R. Voy a ser sincero: cuando acudo a terapia, es demasiado tarde. Probablemente, si una profesional me hubiera dicho entonces que tenía un problema de adicción, no le hubiese creído y me lo hubiese negado. Porque ya estoy dentro, ya he sido poseído por la enfermedad. Cuando la enfermedad te posee, ya es solo una cuestión de tocar fondo —que para cada persona tiene una profundidad diferente—, y no hay nada que te pueda parar: la única persona que puede salir eres tú. Se dice que en la vida de todo toxicómano hay un momento de lucidez, cinco minutos donde te das cuenta de que o tomas medidas o lo que tienes enfrente es el ataúd. Porque, lamentablemente, no se puede juzgar a un toxicómano como a una persona adaptada: es un enfermo, se mueve por una compulsividad incontrolable. Lo ideal hubiese sido que a mí me hubiesen explicado que al psicólogo no se va porque estás mal. Yo ahora voy semanalmente al psicólogo porque es necesario para mí, porque no paran de pasarnos cosas, porque muchas veces no sabemos cómo gestionarlas, porque la vida es una putada muchas veces, porque necesitamos un espacio donde poder explicarnos y que nos expliquen. Si a mí se me hubiese inculcado una gestión emocional a lo largo de mi educación, probablemente me hubiese salvado. Pero parece que el psicólogo es la última de las opciones, que hay que evitarlo por todos los medios porque al psicólogo van los locos. No, al psicólogo van quienes se preocupan de su salud mental, como quien va al gimnasio se preocupa de su salud física.
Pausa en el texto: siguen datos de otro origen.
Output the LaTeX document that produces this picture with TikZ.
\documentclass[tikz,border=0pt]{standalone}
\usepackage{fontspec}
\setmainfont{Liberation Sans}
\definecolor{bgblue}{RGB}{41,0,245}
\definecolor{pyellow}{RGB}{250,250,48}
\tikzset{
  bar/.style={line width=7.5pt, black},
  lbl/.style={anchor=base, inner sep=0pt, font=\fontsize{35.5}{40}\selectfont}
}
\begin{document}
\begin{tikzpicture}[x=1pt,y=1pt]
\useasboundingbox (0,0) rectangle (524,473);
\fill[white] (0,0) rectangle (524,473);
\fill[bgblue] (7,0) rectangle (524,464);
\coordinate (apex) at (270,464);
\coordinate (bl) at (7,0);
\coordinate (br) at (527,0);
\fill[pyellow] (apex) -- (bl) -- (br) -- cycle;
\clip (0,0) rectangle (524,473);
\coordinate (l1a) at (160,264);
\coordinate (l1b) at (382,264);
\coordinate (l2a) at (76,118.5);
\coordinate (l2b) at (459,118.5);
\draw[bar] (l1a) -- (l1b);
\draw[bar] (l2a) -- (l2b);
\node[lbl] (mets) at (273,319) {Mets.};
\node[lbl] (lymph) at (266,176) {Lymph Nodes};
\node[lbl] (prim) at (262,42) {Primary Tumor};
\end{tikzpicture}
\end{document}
P. ¿De qué manera cree que le habría ayudado entonces que se tuvieran estas conversaciones, en la sociedad, en el grupo de amigos?
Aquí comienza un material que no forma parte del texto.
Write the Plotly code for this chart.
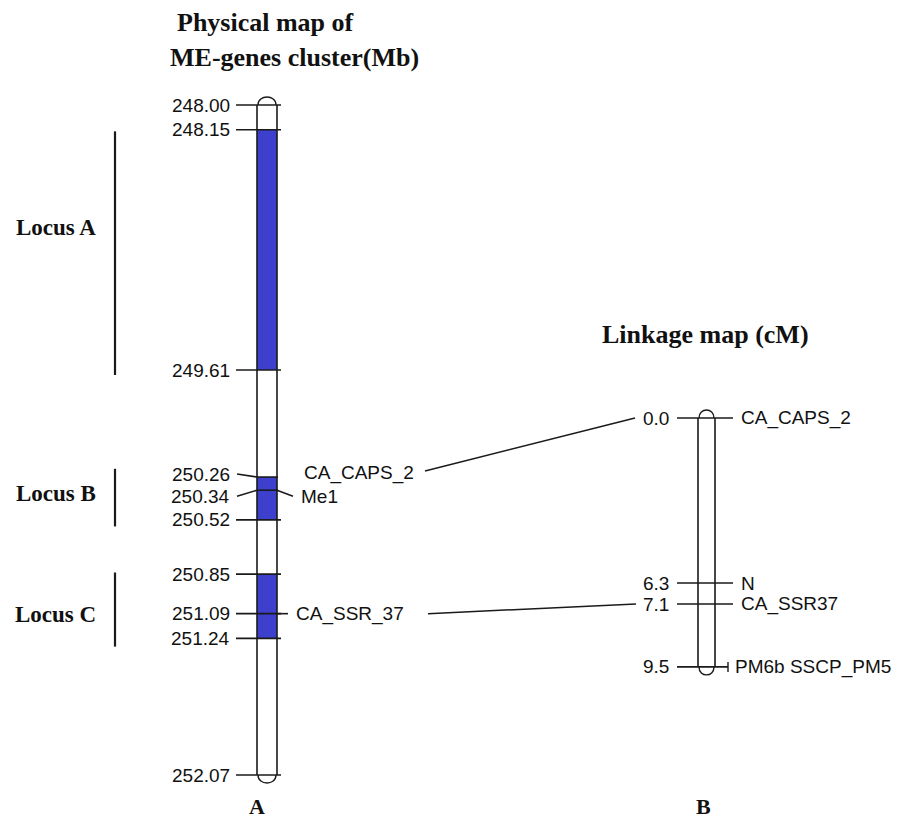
import plotly.graph_objects as go

# ------------------------------------------------------------------ data
phys_pos = [248.00, 248.15, 249.61, 250.26, 250.34, 250.52, 250.85, 251.09, 251.24, 252.07]
phys_tick_labels = ["248.00", "248.15", "249.61", "250.26", "250.34", "250.52",
                    "250.85", "251.09", "251.24", "252.07"]
phys_marker_names = ["CA_CAPS_2", "Me1", "CA_SSR_37"]
phys_marker_pos = [250.26, 250.34, 251.09]
seg_start = [248.15, 250.26, 250.85]
seg_end = [249.61, 250.52, 251.24]
locus_names = ["Locus A", "Locus B", "Locus C"]
locus_start = [248.16, 250.21, 250.84]
locus_end = [249.64, 250.56, 251.29]
link_pos = [0.0, 6.3, 7.1, 9.5]
link_tick_labels = ["0.0", "6.3", "7.1", "9.5"]
link_marker_names = ["CA_CAPS_2", "N", "CA_SSR37", "PM6b SSCP_PM5"]
connect_phys = [250.26, 251.09]
connect_link = [0.0, 7.1]

# ------------------------------------------------------------------ layout / style
W, H = 906, 823
PHYS_TOP_PX, PHYS_BOT_PX = 105, 775          # pixel rows of the physical map ends
LINK_TOP_PX, LINK_PX_PER_CM = 418, 26.2      # linkage map scale
ppm = (PHYS_BOT_PX - PHYS_TOP_PX) / (phys_pos[-1] - phys_pos[0])
y_rng = [phys_pos[-1] + (H - PHYS_BOT_PX) / ppm, phys_pos[0] - PHYS_TOP_PX / ppm]
y2_rng = [(H - LINK_TOP_PX) / LINK_PX_PER_CM, -LINK_TOP_PX / LINK_PX_PER_CM]


def cm_to_mb(c):
    px = LINK_TOP_PX + c * LINK_PX_PER_CM
    return y_rng[1] + px / ppm


PX0, PX1 = 257, 277          # physical chromosome edges
PT0, PT1 = 236, 281          # physical tick extent
LX0, LX1 = 698, 715          # linkage chromosome edges
LT0, LT1 = 677, 733          # linkage tick extent
INK = "#1a1a1a"
BLUE = "#3c40cc"
CAP_PX = 8
tick_nudge = {"250.26": -3, "250.34": 6}          # label offsets (px, down)
marker_nudge = {"CA_CAPS_2": -4, "Me1": 6, "CA_SSR_37": 0}
marker_conn = {"CA_CAPS_2": 0, "Me1": 16, "CA_SSR_37": 11}
locus_nudge = [-26, -4, 5]

SANS = "Liberation Sans"
SERIF = "Liberation Serif"
LBL = dict(family=SANS, size=19, color="#111")

shapes = []
annos = []


def line(x0, y0, x1, y1, yref="y", w=1.6):
    shapes.append(dict(type="line", xref="x", yref=yref, x0=x0, y0=y0, x1=x1, y1=y1,
                       line=dict(color=INK, width=w)))


def chromosome(x0, x1, top, bot, yref, scale):
    h = CAP_PX / scale * 4 / 3
    line(x0, top, x0, bot, yref)
    line(x1, top, x1, bot, yref)
    shapes.append(dict(type="path", xref="x", yref=yref,
                       path=f"M {x0+1},{top} C {x0+1},{top-h} {x1-1},{top-h} {x1-1},{top}",
                       line=dict(color=INK, width=1.4)))
    shapes.append(dict(type="path", xref="x", yref=yref,
                       path=f"M {x0+1},{bot} C {x0+1},{bot+h} {x1-1},{bot+h} {x1-1},{bot}",
                       line=dict(color=INK, width=1.4)))


# blue segments
for s, e in zip(seg_start, seg_end):
    shapes.append(dict(type="rect", xref="x", yref="y", x0=PX0, x1=PX1, y0=s, y1=e,
                       fillcolor=BLUE, line=dict(width=0), layer="above"))

# physical chromosome
chromosome(PX0, PX1, phys_pos[0], phys_pos[-1], "y", ppm)

# physical ticks + left labels
for p, lab in zip(phys_pos, phys_tick_labels):
    d = tick_nudge.get(lab, 0)
    if d:
        line(PT0 + 1, p + d / ppm, PX0, p)
        line(PX0, p, PT1 - 3, p)
    else:
        line(PT0, p, PT1, p)
    annos.append(dict(x=PT0 - 4, y=p, xref="x", yref="y", text=lab, showarrow=False,
                      xanchor="right", yanchor="middle", yshift=-d, font=LBL))

# physical markers (right side)
for name, p in zip(phys_marker_names, phys_marker_pos):
    d = marker_nudge[name]
    c = marker_conn[name]
    if c:
        line(PX1, p, PX1 + c, p + d / ppm)
    annos.append(dict(x=PX1 + c + (6 if c else 25), y=p, xref="x", yref="y", text=name,
                      showarrow=False, xanchor="left", yanchor="middle", yshift=-d, font=LBL))

# loci
for name, s, e, n in zip(locus_names, locus_start, locus_end, locus_nudge):
    line(115, s, 115, e, w=2.2)
    annos.append(dict(x=98, y=(s + e) / 2, xref="x", yref="y", text=f"<b>{name}</b>",
                      showarrow=False, xanchor="right", yanchor="middle", yshift=-n,
                      font=dict(family=SERIF, size=23, color="#111")))

# linkage chromosome
chromosome(LX0, LX1, link_pos[0], link_pos[-1], "y2", LINK_PX_PER_CM)
for i, (c, lab, name) in enumerate(zip(link_pos, link_tick_labels, link_marker_names)):
    last = i == len(link_pos) - 1
    right = LT1 - 5 if last else LT1
    line(LT0, c, right, c, "y2")
    if last:
        line(right, c - 5 / LINK_PX_PER_CM, right, c + 5 / LINK_PX_PER_CM, "y2", 1.4)
    annos.append(dict(x=LT0 - 6, y=c, xref="x", yref="y2", text=lab, showarrow=False,
                      xanchor="right", yanchor="middle", font=LBL))
    annos.append(dict(x=right + 5 if last else LT1 + 6, y=c, xref="x", yref="y2", text=name,
                      showarrow=False, xanchor="left", yanchor="middle", font=LBL))

# connecting lines between maps
link_x = [(425, 635), (428, 636)]
for (xa, xb), p, c in zip(link_x, connect_phys, connect_link):
    d = marker_nudge["CA_CAPS_2"] - 2 if c == 0 else 0
    line(xa, p + d / ppm, xb, cm_to_mb(c), w=1.5)

# titles
TITLE = dict(family=SERIF, size=26, color="#111")
annos += [
    dict(x=175, y=1 - 22 / H, xref="x", yref="paper", text="<b>Physical map of</b>",
         showarrow=False, xanchor="left", yanchor="middle", font=TITLE),
    dict(x=168, y=1 - 58 / H, xref="x", yref="paper", text="<b>ME-genes cluster(Mb)</b>",
         showarrow=False, xanchor="left", yanchor="middle", font=TITLE),
    dict(x=600, y=1 - 335 / H, xref="x", yref="paper", text="<b>Linkage map (cM)</b>",
         showarrow=False, xanchor="left", yanchor="middle", font=TITLE),
    dict(x=257, y=1 - 806 / H, xref="x", yref="paper", text="<b>A</b>",
         showarrow=False, xanchor="center", yanchor="middle",
         font=dict(family=SERIF, size=22, color="#111")),
    dict(x=703, y=1 - 806 / H, xref="x", yref="paper", text="<b>B</b>",
         showarrow=False, xanchor="center", yanchor="middle",
         font=dict(family=SERIF, size=22, color="#111")),
]

fig = go.Figure()
fig.add_trace(go.Scatter(x=[PX0], y=[phys_pos[0]], mode="markers", opacity=0,
                         hoverinfo="skip", showlegend=False))
fig.add_trace(go.Scatter(x=[LX0], y=[link_pos[0]], yaxis="y2", mode="markers", opacity=0,
                         hoverinfo="skip", showlegend=False))
ax = dict(showgrid=False, zeroline=False, showticklabels=False, showline=False, ticks="")
fig.update_layout(
    width=W, height=H, margin=dict(l=0, r=0, t=0, b=0),
    paper_bgcolor="white", plot_bgcolor="white", showlegend=False,
    xaxis=dict(range=[0, W], fixedrange=True, **ax),
    yaxis=dict(range=y_rng, fixedrange=True, **ax),
    yaxis2=dict(range=y2_rng, overlaying="y", fixedrange=True, **ax),
    shapes=shapes, annotations=annos,
)
fig.write_html("out.html", config={"displayModeBar": False},
               post_script="document.body.style.margin='0';document.body.style.overflow='hidden';")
R. Hubiese eliminado muchísima culpa y muchísima vergüenza. El toxicómano no hace lo que hace porque se lo pase bien, nadie disfruta autodestruyéndose, nadie. El toxicómano vive en un monumento al dolor, es un sufrimiento abismal, al que se le añade la culpa, porque sabe que lo que está haciendo es autodestruirse, pero no sabe hacer otra cosa. No conoce la salida. Conocer una historia como esta, o eso pretendo, me hubiera ayudado a identificar cosas: me pasa esto, igual debería tirar por aquí. Para mí el mensaje más importante del libro es ese: no tengas vergüenza, pide ayuda. No tienes que ser un superhéroe, todos nos equivocamos. ¿Te ha pasado esto? Es una putada, pide ayuda, sal de eso.